Patrick Flanary has spent the last decade exercising words on both radio and television. The self-described Jobless Journalist now brings his hard-hitting and direct reporting style to the blogosphere.

Comments

  • Robert 2 years ago

    This whole situation is full of irony... Parents are worried about their kids being brain-washed with socialism in a 15 minute video about staying in school... So, they're keeping kids home from school. Also, they must forget their kids are part of a socialist form of government everyday... The public school system. That is, when they're not keeping them home from school. These are the same people who whine about patriotism and how the country has gone to hell, but they don't want their children to see a message from the President of the United States.
    To top it all off, they're complaining about the president because a man on a tv/radio show told them to do it! Who's being brainwashed here?
    Sit back and think about it. It's all so very ironic, don't you think?

    P.S. - I wasn't allowed to see the OJ verdict. The orchestra director didn't see the importance of it.

  • NP 2 years ago

    Well written/researched. Situation is very sad. Every child in America is required to take 10th & 11th grade U.S. History, yet some schools and parents are going out of their way to deny them opportunities to witness it.

  • Robyn 2 years ago

    President Obama's message to students is supposed to be his version of "school is cool." That's the same kind of message I used to hear Fonzie say on episodes of Happy Days when I was a kid, but apparently that is too much for some parents to handle; it's nearly impossible to educate a closed mind.

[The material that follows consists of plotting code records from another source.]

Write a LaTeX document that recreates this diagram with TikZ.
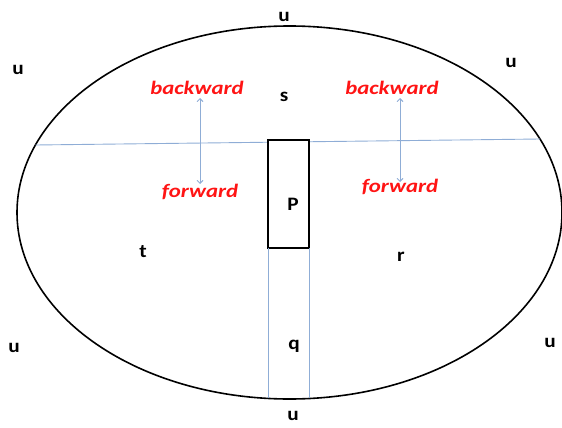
\documentclass[tikz,border=0pt]{standalone}
\usepackage{fontspec}
\setmainfont{Carlito}
\usetikzlibrary{arrows.meta}
\definecolor{lineblue}{RGB}{143,173,214}
\definecolor{lblred}{RGB}{255,20,20}
\begin{document}
\begin{tikzpicture}[x=1pt,y=-1pt,
  lbl/.style={font=\fontsize{19}{19}\selectfont\bfseries, text=black, inner sep=0pt, xscale=1.12},
  dirlbl/.style={font=\fontsize{19}{19}\selectfont\bfseries\itshape, text=lblred, inner sep=0pt, xscale=1.2},
  blueline/.style={draw=lineblue, line width=0.9pt},
  bluearrow/.style={blueline, {Straight Barb[length=3pt,width=6pt]}-{Straight Barb[length=3pt,width=6pt]}},
  blackline/.style={draw=black, line width=1.6pt}]
\useasboundingbox (0,0) rectangle (562,428);
% ellipse
\draw[blackline] (289.5,212.5) ellipse [x radius=272.5, y radius=186.5];
% horizontal blue line
\coordinate (hL) at (35.5,145);
\coordinate (hR) at (540,139);
\draw[blueline] (hL) -- (hR);
% box P
\node[blackline, fill=white, minimum width=41pt, minimum height=108pt, outer sep=0pt, inner sep=0pt, anchor=north west] (pbox) at (268,140) {};
% vertical blue lines
\coordinate (qL) at (268,398.4);
\coordinate (qR) at (309,398.4);
\draw[blueline] (pbox.south west) -- (qL);
\draw[blueline] (pbox.south east) -- (qR);
% arrows
\coordinate (aL1) at (200,98);
\coordinate (aL2) at (200,184);
\coordinate (aR1) at (400,98);
\coordinate (aR2) at (400,182);
\draw[bluearrow] (aL1) -- (aL2);
\draw[bluearrow] (aR1) -- (aR2);
% direction labels
\node[dirlbl] (bwL) at (197,88) {backward};
\node[dirlbl] (fwL) at (200,192) {forward};
\node[dirlbl] (bwR) at (392,88) {backward};
\node[dirlbl] (fwR) at (400,187) {forward};
% region labels
\node[lbl] (s) at (284,97) {s};
\node[lbl] (P) at (293,204) {P};
\node[lbl] (t) at (143,252) {t};
\node[lbl] (r) at (401,257) {r};
\node[lbl] (q) at (294,346) {q};
\node[lbl] (u1) at (284,17) {u};
\node[lbl] (u2) at (18,70) {u};
\node[lbl] (u3) at (511,63) {u};
\node[lbl] (u4) at (14,348) {u};
\node[lbl] (u5) at (550,343) {u};
\node[lbl] (u6) at (293,416) {u};
\end{tikzpicture}
\end{document}
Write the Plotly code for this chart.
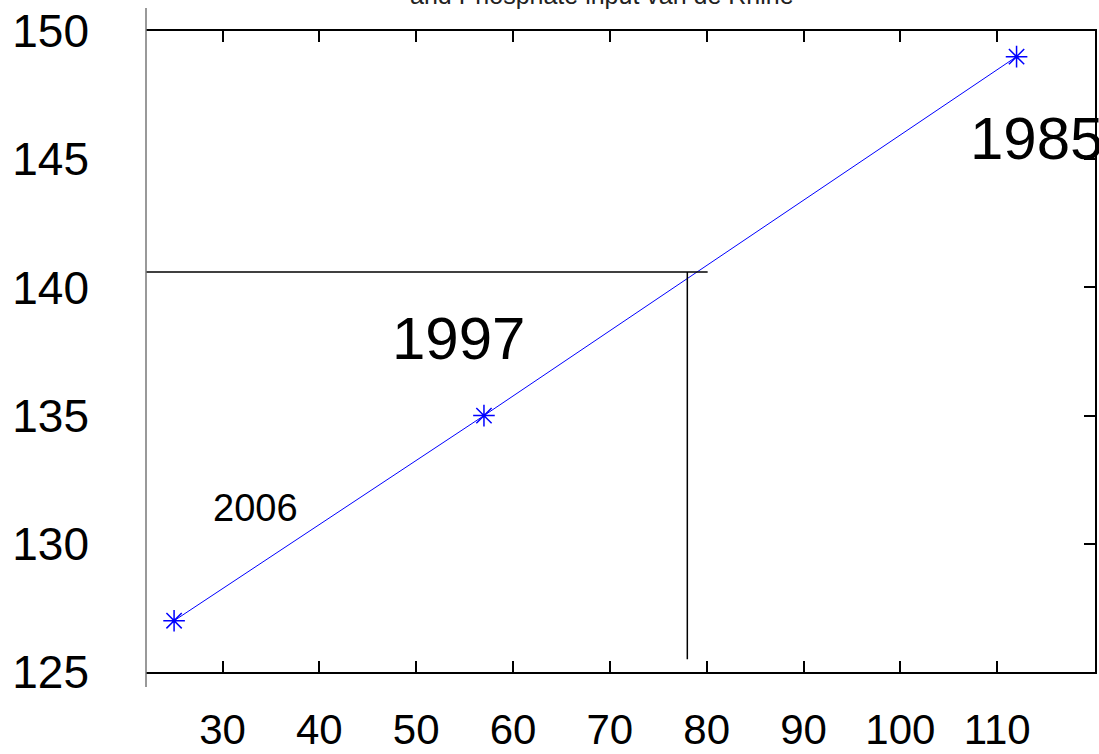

    Perhaps the real reason why Glenn Beck and other conservative broadcasters are so eager to have their followers to stay home that day is so that they can stay at home and listen to their "leaders" promote their latest books or television shows. Anyone who calls themselves someone's "dittohead," as Rush Limbaugh's followers do, has already beeen indoctrinated.

    Freedom of thought is not sbout refusing to hear someone's ideas, it is the abilty to decide whether you will accept them or reject those ideas after you hear them.

  • PD 2 years ago

    The majority of schools in the Central Florida area have opted not to show the speech for reasons you have not mentioned. They do not have the time to slip it into the daily schedule. Also, coordinating all the students to watch this when some are in lunch, or in class, or having PE, is an arduous task. If the speech were at night (when it should be) then we would not be blowing this out of proportion.